Under review

Post-Mortem report on yesterday's situation

7 years ago • updated 7 years ago • 10

Yesterday morning at around 08:00 GMT, I've finished a series of planned infrastructure upgrades, re-locations and optimizations. Everything went as planned with barely anyone noticing. At around 12:00 GMT, Monero Block 1685555 was mined, triggering the Monero Hardfork. I've noticed this primarily because I saw 100% rejected shares coming in from all our Monero Pool Edge-Servers. A quick investigation revealed a bug in our codebase that was not caught during testing because the Monero Testnet is using a different value for its Mainnet than for Testnet. This bug was fixed quickly and the updated code was deployed to the pool servers stopping the influx of rejected Monero shares.

Roughly 90 minutes later I've noticed that hashrates for pretty much all other pools - except the Verge Pools (which run a different stratum software) and Bittube - where down close to zero. Inspecting the live logs revealed the cause: Pretty much all shares got rejected by the pools. I've spent the next 4 hours with going through the pool code's changelog inspecting each and every change for clues of a change the might be causing the rejections. I couldn't find any. I decided to check if non-code related problems might cause the rejections but once again came out empty handed. This took another 2 hours. My next approach was cloning the pools on a standby server and testing each pool in isolation. To my surprise they worked flawless - identical hardware, setup and configuration. The only difference was that I tested them in isolation, not as a cluster of pools like the production servers did. So I started adding pools back to my test cluster until would be able to reproduce the problem. This happened as soon as I added a Monero Pool. After a some tests it became evident that handling Monero shares inside the pool process caused other hash calculations to error out. The culprit was a bug in the Cryptonight v2 code that was borrowed from pre 2.8 versions of the XMrig Miner.

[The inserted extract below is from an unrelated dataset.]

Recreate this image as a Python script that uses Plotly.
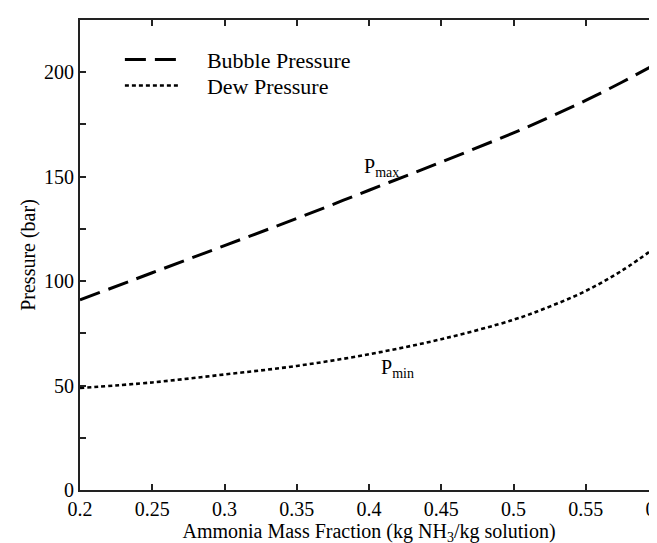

Since it was already late, I was tired, and didn't even know what bug was causing the trouble with the other pools, the only viable solution was to close down the Monero pool for the remainder of the night. This morning I was able to pinpoint the bug, fix it and redeploy the Monero pool. All in all, close to 16 hours of work caused by a time-bomb implanted some weeks ago for some coin hardfork. #pool-op-life

Vote

Replies 10
Oldest first
- Newest first
- Oldest first

7 years ago

Thanks for the quick fix and attention (as always!). And of course the explanation is greatly appreciated.
Cheers

7 years ago

Thanks, Oliver.

7 years ago

I get still socket errors :(

https://pastebin.com/3m1KeTav

Under review

7 years ago

That doesn't look right. Remove the "stratum+ssl://" part from "pool_address" in pools.txt and it should look like this:

[2018-10-19 22:43:27] : Fast-connecting to xmr.coinfoundry.org:3133 pool ...
[2018-10-19 22:43:27] : TLS fingerprint [xmr.coinfoundry.org:3133] SHA256:DyvyNe/NGgJqU6XVPQZz6yq29nrh//eAFu+dxHYSq8Q=
[2018-10-19 22:43:27] : Pool xmr.coinfoundry.org:3133 connected. Logging in...
[2018-10-19 22:43:28] : Difficulty changed. Now: 25000.
[2018-10-19 22:43:28] : Pool logged in.

Don't forget "use_tls" : true in the same file.